> **PROBLEM DESCRIPTION**
Retype the data that follows line by line, exactly, and leave its pictures out.

> **SOURCE MATERIAL**
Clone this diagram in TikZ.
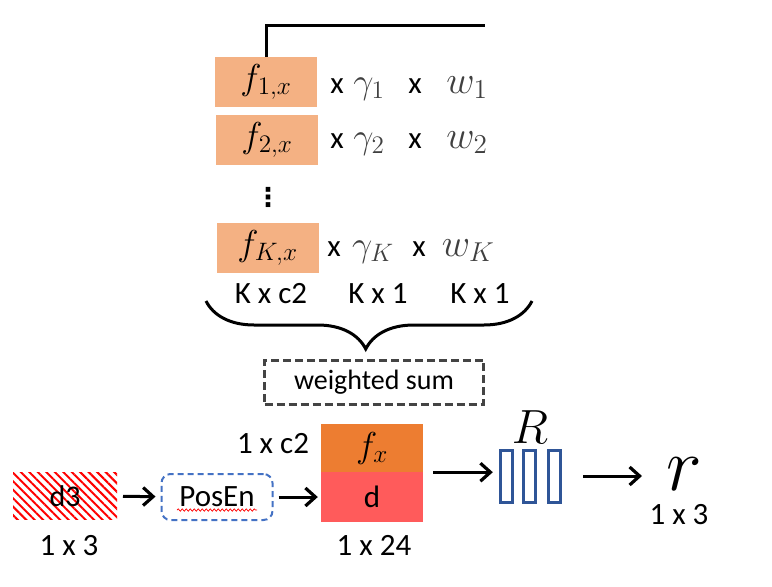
\documentclass[tikz,border=0pt]{standalone}
\usepackage[no-math]{fontspec}
\setmainfont{Carlito}
\newfontfamily\djvfont{DejaVu Sans}
\DeclareFontShape{OML}{cmm}{m}{it}{<-7.5>cmmi7<7.5-11>cmmi10<11->cmmi12}{}
\DeclareFontShape{OT1}{cmr}{m}{n}{<-7.5>cmr7<7.5-11>cmr10<11->cmr12}{}
\DeclareFontShape{OMS}{cmsy}{m}{n}{<-7.5>cmsy7<7.5->cmsy10}{}
\usetikzlibrary{arrows.meta,decorations.pathreplacing,decorations.pathmorphing,patterns.meta}
\definecolor{fboxc}{HTML}{F4B183}
\definecolor{fxc}{HTML}{ED7D31}
\definecolor{dc}{HTML}{FF5B5B}
\definecolor{posc}{HTML}{4472C4}
\definecolor{rblk}{HTML}{2F5597}
\definecolor{wsum}{HTML}{444444}
\definecolor{mg}{HTML}{404040}
\begin{document}
\begin{tikzpicture}[x=1pt,y=-1pt,
  lab/.style={font=\fontsize{31}{33}\selectfont,inner sep=0pt},
  mth/.style={font=\fontsize{36}{40}\selectfont,inner sep=0pt},
  fbx/.style={fill=fboxc,minimum width=102pt,minimum height=50pt,inner sep=0pt,font=\fontsize{36}{40}\selectfont},
  arr/.style={line width=3pt,-{Straight Barb[length=10pt,width=18pt,line width=3.2pt]}},
  rb/.style={draw=rblk,line width=3pt,minimum width=12pt,minimum height=52pt,inner sep=0pt},
]
\useasboundingbox (0,0) rectangle (772,587);

% feature rows
\node[fbx] (f1) at (266,82) {$f_{1,x}$};
\node[fbx] (f2) at (267,140) {$f_{2,x}$};
\node[fbx] (fK) at (267.5,248) {$f_{K,x}$};
\coordinate (topend) at (485,25);
\draw[line width=3pt] (f1.north) |- (topend);

\node[lab,anchor=base] (x1a) at (337,93) {x};
\node[mth,anchor=base,text=mg] (g1) at (369,93) {$\gamma_1$};
\node[lab,anchor=base] (x1b) at (415,93) {x};
\node[mth,anchor=base,text=mg,font=\fontsize{39}{42}\selectfont] (w1) at (467,93) {$w_1$};

\node[lab,anchor=base] (x2a) at (337,148) {x};
\node[mth,anchor=base,text=mg] (g2) at (369,148) {$\gamma_2$};
\node[lab,anchor=base] (x2b) at (415,148) {x};
\node[mth,anchor=base,text=mg,font=\fontsize{39}{42}\selectfont] (w2) at (467,148) {$w_2$};

\node[inner sep=0pt,font=\fontsize{26}{28}\djvfont\bfseries] (dots) at (268,197) {⋮};

\node[lab,anchor=base] (xKa) at (334,256) {x};
\node[mth,anchor=base,text=mg] (gK) at (373,256) {$\gamma_K$};
\node[lab,anchor=base] (xKb) at (419,256) {x};
\node[mth,anchor=base,text=mg,font=\fontsize{39}{42}\selectfont] (wK) at (468,256) {$w_K$};

\node[lab,anchor=base] (s1) at (271,303) {K x c2};
\node[lab,anchor=base] (s2) at (378,303) {K x 1};
\node[lab,anchor=base] (s3) at (480,303) {K x 1};

\coordinate (brR) at (532,301);
\coordinate (brL) at (206,301);
\draw[line width=3pt,decorate,decoration={brace,amplitude=48pt,aspect=0.51}] (brR) -- (brL);

\node[draw=wsum,dash pattern=on 8pt off 4pt,line width=3pt,minimum width=219pt,minimum height=44pt,lab,font=\fontsize{28}{30}\selectfont] (ws) at (374,382) {weighted sum};

% bottom chain
\node[lab,font=\fontsize{30}{32}\selectfont,minimum width=104pt,minimum height=47pt,pattern={Lines[angle=-45,distance=6pt,line width=2pt]},pattern color=red] (d3) at (65,496) {d3};
\node[lab,anchor=base] (d3s) at (69,555) {1 x 3};

\node[lab,draw=posc,dash pattern=on 6pt off 4pt,line width=2pt,rounded corners=9pt,minimum width=111pt,minimum height=46pt] (pos) at (217,497) {PosEn};
\draw[red,line width=0.7pt,decorate,decoration={snake,amplitude=1.2pt,segment length=4pt}] (177,510) -- (257,510);

\node[fbx,fill=fxc,minimum height=48pt] (fx) at (372,448) {$f_x$};
\node[lab,fill=dc,minimum width=102pt,minimum height=50pt] (d) at (372,497) {d};
\node[lab,anchor=base] (c2s) at (273,453) {1 x c2};
\node[lab,anchor=base] (d24) at (374,555) {1 x 24};

\node[minimum width=62pt,minimum height=54pt,inner sep=0pt] (Rg) at (530,476) {};
\node[rb] (r1) at (506,476) {};
\node[rb] (r2) at (529.5,476) {};
\node[rb] (r3) at (554,476) {};
\node[inner sep=0pt,font=\fontsize{48}{50}\selectfont,anchor=base] (Rl) at (530,443) {$R$};

\node[inner sep=0pt,font=\fontsize{76}{80}\selectfont,anchor=base] (r) at (684,490) {$r$};
\node[lab,anchor=base] (rs) at (679,524) {1 x 3};

\draw[arr,shorten <=5pt,shorten >=5pt] (d3) -- (pos);
\draw[arr,shorten <=5pt,shorten >=3pt] (pos) -- (d.west |- pos);
\draw[arr,shorten <=10pt,shorten >=6pt] (fx.south east) -- (fx.south east -| Rg.west);
\draw[arr,shorten <=22pt,shorten >=24pt] (Rg.east) -- (Rg.east -| r.west);
\end{tikzpicture}
\end{document}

> **EXPECTED ANSWER**
Clone this diagram in TikZ.
\documentclass[tikz,border=0pt]{standalone}
\usepackage[no-math]{fontspec}
\setmainfont{Carlito}
\newfontfamily\djvfont{DejaVu Sans}
\DeclareFontShape{OML}{cmm}{m}{it}{<-7.5>cmmi7<7.5-11>cmmi10<11->cmmi12}{}
\DeclareFontShape{OT1}{cmr}{m}{n}{<-7.5>cmr7<7.5-11>cmr10<11->cmr12}{}
\DeclareFontShape{OMS}{cmsy}{m}{n}{<-7.5>cmsy7<7.5->cmsy10}{}
\usetikzlibrary{arrows.meta,decorations.pathreplacing,decorations.pathmorphing,patterns.meta}
\definecolor{fboxc}{HTML}{F4B183}
\definecolor{fxc}{HTML}{ED7D31}
\definecolor{dc}{HTML}{FF5B5B}
\definecolor{posc}{HTML}{4472C4}
\definecolor{rblk}{HTML}{2F5597}
\definecolor{wsum}{HTML}{444444}
\definecolor{mg}{HTML}{404040}
\begin{document}
\begin{tikzpicture}[x=1pt,y=-1pt,
  lab/.style={font=\fontsize{31}{33}\selectfont,inner sep=0pt},
  mth/.style={font=\fontsize{36}{40}\selectfont,inner sep=0pt},
  fbx/.style={fill=fboxc,minimum width=102pt,minimum height=50pt,inner sep=0pt,font=\fontsize{36}{40}\selectfont},
  arr/.style={line width=3pt,-{Straight Barb[length=10pt,width=18pt,line width=3.2pt]}},
  rb/.style={draw=rblk,line width=3pt,minimum width=12pt,minimum height=52pt,inner sep=0pt},
]
\useasboundingbox (0,0) rectangle (772,587);

% feature rows
\node[fbx] (f1) at (266,82) {$f_{1,x}$};
\node[fbx] (f2) at (267,140) {$f_{2,x}$};
\node[fbx] (fK) at (267.5,248) {$f_{K,x}$};
\coordinate (topend) at (485,25);
\draw[line width=3pt] (f1.north) |- (topend);

\node[lab,anchor=base] (x1a) at (337,93) {x};
\node[mth,anchor=base,text=mg] (g1) at (369,93) {$\gamma_1$};
\node[lab,anchor=base] (x1b) at (415,93) {x};
\node[mth,anchor=base,text=mg,font=\fontsize{39}{42}\selectfont] (w1) at (467,93) {$w_1$};

\node[lab,anchor=base] (x2a) at (337,148) {x};
\node[mth,anchor=base,text=mg] (g2) at (369,148) {$\gamma_2$};
\node[lab,anchor=base] (x2b) at (415,148) {x};
\node[mth,anchor=base,text=mg,font=\fontsize{39}{42}\selectfont] (w2) at (467,148) {$w_2$};

\node[inner sep=0pt,font=\fontsize{26}{28}\djvfont\bfseries] (dots) at (268,197) {⋮};

\node[lab,anchor=base] (xKa) at (334,256) {x};
\node[mth,anchor=base,text=mg] (gK) at (373,256) {$\gamma_K$};
\node[lab,anchor=base] (xKb) at (419,256) {x};
\node[mth,anchor=base,text=mg,font=\fontsize{39}{42}\selectfont] (wK) at (468,256) {$w_K$};

\node[lab,anchor=base] (s1) at (271,303) {K x c2};
\node[lab,anchor=base] (s2) at (378,303) {K x 1};
\node[lab,anchor=base] (s3) at (480,303) {K x 1};

\coordinate (brR) at (532,301);
\coordinate (brL) at (206,301);
\draw[line width=3pt,decorate,decoration={brace,amplitude=48pt,aspect=0.51}] (brR) -- (brL);

\node[draw=wsum,dash pattern=on 8pt off 4pt,line width=3pt,minimum width=219pt,minimum height=44pt,lab,font=\fontsize{28}{30}\selectfont] (ws) at (374,382) {weighted sum};

% bottom chain
\node[lab,font=\fontsize{30}{32}\selectfont,minimum width=104pt,minimum height=47pt,pattern={Lines[angle=-45,distance=6pt,line width=2pt]},pattern color=red] (d3) at (65,496) {d3};
\node[lab,anchor=base] (d3s) at (69,555) {1 x 3};

\node[lab,draw=posc,dash pattern=on 6pt off 4pt,line width=2pt,rounded corners=9pt,minimum width=111pt,minimum height=46pt] (pos) at (217,497) {PosEn};
\draw[red,line width=0.7pt,decorate,decoration={snake,amplitude=1.2pt,segment length=4pt}] (177,510) -- (257,510);

\node[fbx,fill=fxc,minimum height=48pt] (fx) at (372,448) {$f_x$};
\node[lab,fill=dc,minimum width=102pt,minimum height=50pt] (d) at (372,497) {d};
\node[lab,anchor=base] (c2s) at (273,453) {1 x c2};
\node[lab,anchor=base] (d24) at (374,555) {1 x 24};

\node[minimum width=62pt,minimum height=54pt,inner sep=0pt] (Rg) at (530,476) {};
\node[rb] (r1) at (506,476) {};
\node[rb] (r2) at (529.5,476) {};
\node[rb] (r3) at (554,476) {};
\node[inner sep=0pt,font=\fontsize{48}{50}\selectfont,anchor=base] (Rl) at (530,443) {$R$};

\node[inner sep=0pt,font=\fontsize{76}{80}\selectfont,anchor=base] (r) at (684,490) {$r$};
\node[lab,anchor=base] (rs) at (679,524) {1 x 3};

\draw[arr,shorten <=5pt,shorten >=5pt] (d3) -- (pos);
\draw[arr,shorten <=5pt,shorten >=3pt] (pos) -- (d.west |- pos);
\draw[arr,shorten <=10pt,shorten >=6pt] (fx.south east) -- (fx.south east -| Rg.west);
\draw[arr,shorten <=22pt,shorten >=24pt] (Rg.east) -- (Rg.east -| r.west);
\end{tikzpicture}
\end{document}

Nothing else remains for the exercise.